Pourquoi un rorqual de 8 mètres s’est échoué en baie de Somme ce 27 septembre ? Pour répondre à la question, le Réseau national échouages analyse ce 1er octobre la carcasse selon un processus très précis, comme nous le détaille Fabien Demaret, qui coordonne l’opération pour l’observatoire Pelagis.
Le naufrage d’un rorqual au large du Crotoy (Somme), ce 27 septembre, interroge. Comment un cétacé de huit mètres de long a pu s’échouer sans vie si près des côtes ? Afin de déterminer la cause du décès du gigantesque mammifère, des scientifiques et bénévoles vont procéder à une analyse complète de sa carcasse ce 1er octobre.
Pour ce genre d’événement peu commun – le naufrage d’un animal si massif et dans une réserve naturelle nationale comme la baie de Somme – un protocole bien précis existe. Une fois le cadavre découvert, le Réseau national échouages (RNE) est mobilisé, avec la coordination de l’observatoire Pelagis, basé à La Rochelle. Observateur dans ce laboratoire, Fabien Demaret a accepté de répondre à nos questions sur l’opération.
- Qu’entendez-vous par « analyser » le rorqual ?
Fabien Demaret : Les observateurs dépêchés sur place scrutent tout d’abord l’aspect extérieur de l’animal, s’il a des blessures ou si sa peau comporte des marques de choc par exemple.
Puis on ouvre la carcasse et on prélève du foie, de la rate, du gras. On réalise des prélèvements que l’on fait ensuite analyser, notamment sur les polluants et son comportement alimentaire. Nous agissons tout le temps en lien avec les préfectures, souvent dans un périmètre sécurisé par la police pour travailler en sérénité.
Ces opérations peuvent être réalisées par nous-même, ou alors par tout membre du Réseau national échouages. Dans le cas du rorqual de la baie de Somme, ce sont Picardie nature, les gardes de la réserve naturelle et un vétérinaire de l’Université de Liège (Belgique) qui vont agir.
- Qu’est ce que le Réseau national échouages et comment fonctionne-t-il ?
Fabien Demaret : C’est un réseau qui se mobilise lorsqu’est signalé un échouage de cétacés ou de pinnipèdes [ordres auxquels appartiennent respectivement les baleines et les phoques, NDLR] n’importe où sur le littoral français, métropolitain comme dans les départements et territoires d’outre-mer.
Il est composé de scientifiques, dont les analyses biologiques font partie du métier, mais aussi d’organisations locales que nous formons, comme Picardie nature.

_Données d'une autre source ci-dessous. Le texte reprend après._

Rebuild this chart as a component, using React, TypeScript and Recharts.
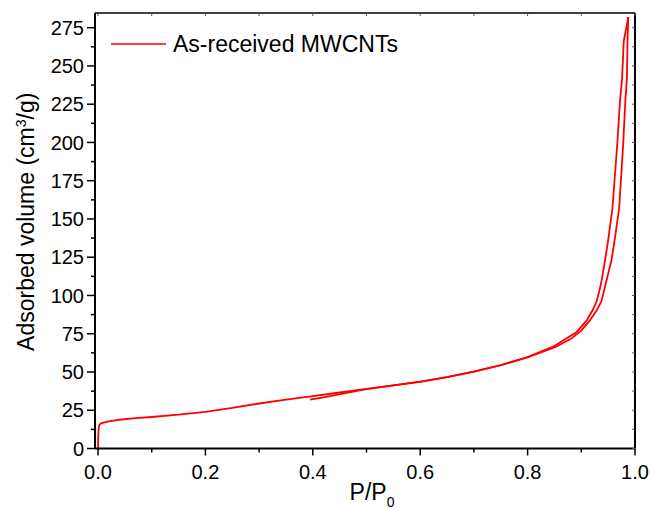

Des personnes lambda peuvent rejoindre ce réseau s’ils souhaitent s’investir dans l’analyse des mammifères marins. Nous leur proposons des parrainages, c’est-à-dire de suivre les membres du réseaux sur un échouage, de réaliser des prélèvements. Nous sommes mandatés par le ministère de la Transition écologique et solidaire pour les former pendant trois jours.
Nous essayons de faire le plus souvent appel à des professionnels, car ces opérations représentent un investissement considérable en termes de déplacements, de temps ou de matériel.

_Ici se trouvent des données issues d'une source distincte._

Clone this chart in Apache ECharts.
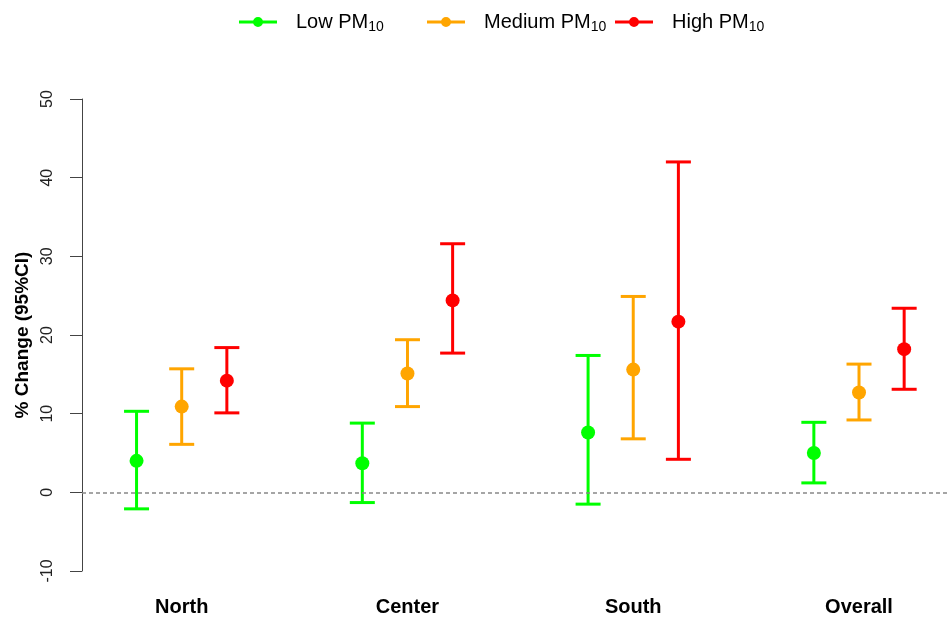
<!DOCTYPE html>
<html>
<head>
<meta charset="utf-8">
<script src="https://cdn.jsdelivr.net/npm/echarts@6/dist/echarts.min.js"></script>
<style>
html,body{margin:0;padding:0;background:#fff;}
#chart{width:949px;height:617px;}
</style>
</head>
<body>
<div id="chart"></div>
<script>
// ---- data ----
var categories = ['North', 'Center', 'South', 'Overall'];
var seriesNames = ['Low PM10', 'Medium PM10', 'High PM10'];
var lowEst  = [4.0, 3.7, 7.6, 5.0];
var lowLo   = [-2.1, -1.3, -1.5, 1.2];
var lowHi   = [10.3, 8.8, 17.4, 8.9];
var medEst  = [10.9, 15.1, 15.6, 12.7];
var medLo   = [6.1, 10.9, 6.8, 9.2];
var medHi   = [15.7, 19.4, 24.9, 16.3];
var highEst = [14.2, 24.4, 21.7, 18.2];
var highLo  = [10.1, 17.7, 4.2, 13.1];
var highHi  = [18.4, 31.6, 42.0, 23.4];
var yMin = -10, yMax = 50, yStep = 10;

// ---- styling ----
var colors = ['#00FF00', '#FFA500', '#FF0000'];
var offsets = [-0.2, 0, 0.2];
var FONT = '"Liberation Sans", Arial, sans-serif';
var groups = [
  {est: lowEst, lo: lowLo, hi: lowHi},
  {est: medEst, lo: medLo, hi: medHi},
  {est: highEst, lo: highLo, hi: highHi}
];

var series = [];
groups.forEach(function (g, i) {
  var color = colors[i];
  var ebData = categories.map(function (c, k) { return [k + 1 + offsets[i], g.lo[k], g.hi[k]]; });
  var ptData = categories.map(function (c, k) { return [k + 1 + offsets[i], g.est[k]]; });
  series.push({
    name: seriesNames[i],
    type: 'custom',
    data: ebData,
    z: 2,
    itemStyle: {color: color},
    encode: {x: 0, y: [1, 2]},
    renderItem: function (params, api) {
      var x = api.value(0), lo = api.value(1), hi = api.value(2);
      var a = api.coord([x, lo]), b = api.coord([x, hi]);
      var hw = 12.5;
      var st = {stroke: color, lineWidth: 3};
      return {type: 'group', children: [
        {type: 'line', shape: {x1: a[0], y1: a[1], x2: b[0], y2: b[1]}, style: st},
        {type: 'line', shape: {x1: a[0] - hw, y1: a[1], x2: a[0] + hw, y2: a[1]}, style: st},
        {type: 'line', shape: {x1: b[0] - hw, y1: b[1], x2: b[0] + hw, y2: b[1]}, style: st}
      ]};
    }
  });
  series.push({
    name: seriesNames[i],
    type: 'scatter',
    data: ptData,
    symbol: 'circle',
    symbolSize: 14,
    z: 3,
    itemStyle: {color: color, opacity: 1}
  });
});

// zero reference line
series.push({
  type: 'line',
  data: [],
  markLine: {
    silent: true,
    symbol: ['none', 'none'],
    label: {show: false},
    lineStyle: {color: '#888', type: [4, 3], width: 1.5},
    data: [{yAxis: 0}]
  }
});

var iconPath = 'path://M0,3.6H38V6.4H0Z M19,0A5,5 0 1 1 19,10A5,5 0 1 1 19,0Z';
var legendLefts = [234, 422, 610];
var legends = seriesNames.map(function (n, i) {
  return {
    data: [{name: n, icon: iconPath}],
    left: legendLefts[i],
    top: 7,
    itemWidth: 38,
    itemHeight: 10,
    selectedMode: false,
    formatter: function (name) {
      return '{t|' + name.replace('10', '') + '}{s|10}';
    },
    textStyle: {
      fontFamily: FONT,
      color: '#000',
      rich: {
        t: {fontSize: 20, fontFamily: FONT, color: '#000', padding: [0, 0, 0, 14]},
        s: {fontSize: 14, fontFamily: FONT, color: '#000', padding: [10, 0, 0, 0]}
      }
    }
  };
});

var chart = echarts.init(document.getElementById('chart'), null, {renderer: 'canvas'});
chart.setOption({
  backgroundColor: '#fff',
  animation: false,
  legend: legends,
  grid: {left: 82, right: 0, top: 99, bottom: 45, containLabel: false},
  xAxis: {
    type: 'value',
    min: 0.5584,
    max: 4.3986,
    axisLine: {show: false},
    axisTick: {show: false},
    splitLine: {show: false},
    axisLabel: {
      customValues: [1, 2, 3, 4],
      formatter: function (v) { return categories[Math.round(v) - 1] || ''; },
      fontFamily: FONT,
      fontSize: 20,
      fontWeight: 'bold',
      color: '#000',
      margin: 26
    }
  },
  yAxis: {
    type: 'value',
    min: yMin,
    max: yMax,
    interval: yStep,
    name: '% Change (95%CI)',
    nameLocation: 'middle',
    nameGap: 50,
    nameRotate: 90,
    nameTextStyle: {fontFamily: FONT, fontSize: 19, fontWeight: 'bold', color: '#000'},
    axisLine: {show: true, lineStyle: {color: '#444', width: 1}},
    axisTick: {show: true, length: 12, lineStyle: {color: '#444', width: 1}},
    splitLine: {show: false},
    axisLabel: {
      rotate: 90,
      fontFamily: FONT,
      fontSize: 16,
      color: '#222',
      margin: 26
    }
  },
  series: series
});
</script>
</body>
</html>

- Ces opérations sont-elles fréquentes pour vous ?
Fabien Demaret : Cela varie en fonction des années. Il y en a certaines plutôt calmes, d’autres où on va intervenir jusqu’à dix fois dans l’année. Cette opération en baie de Somme est néanmoins peu fréquente en terme de matériel. Vu l’envergure de l’animal, nous avons besoin d’une pelleteuse, d’un chargeur et d’une benne d’équarrissage. Nous sommes dans une zone de pêche qui permet apparemment le passage de tracteurs, donc le terrain paraît plutôt accessible.
- À quoi servent ces analyses ?
Fabien Demaret : Elles servent tout d’abord à déterminer si le décès de l’animal est dû à une cause naturelle ou accidentelle. À première vue, en regardant les photos, il s’agit d’un jeune individu plutôt maigre. Les rorquals peuvent atteindre les 20, 22 mètres et peser dans les 40 tonnes. Celui-ci, j’estime qu’il doit peser dans les 3 tonnes. Par sa maigreur, on peut penser que son décès est de l’ordre pathologique.
À terme, ces relevés nous permettent d’avoir des données qui rendent compte de l’état écologique du littoral français. On obtient des informations sur des espèces qui ne sont pas si fréquentes que ça en échouage, sur ce qu’ils mangent, comment ils évoluent.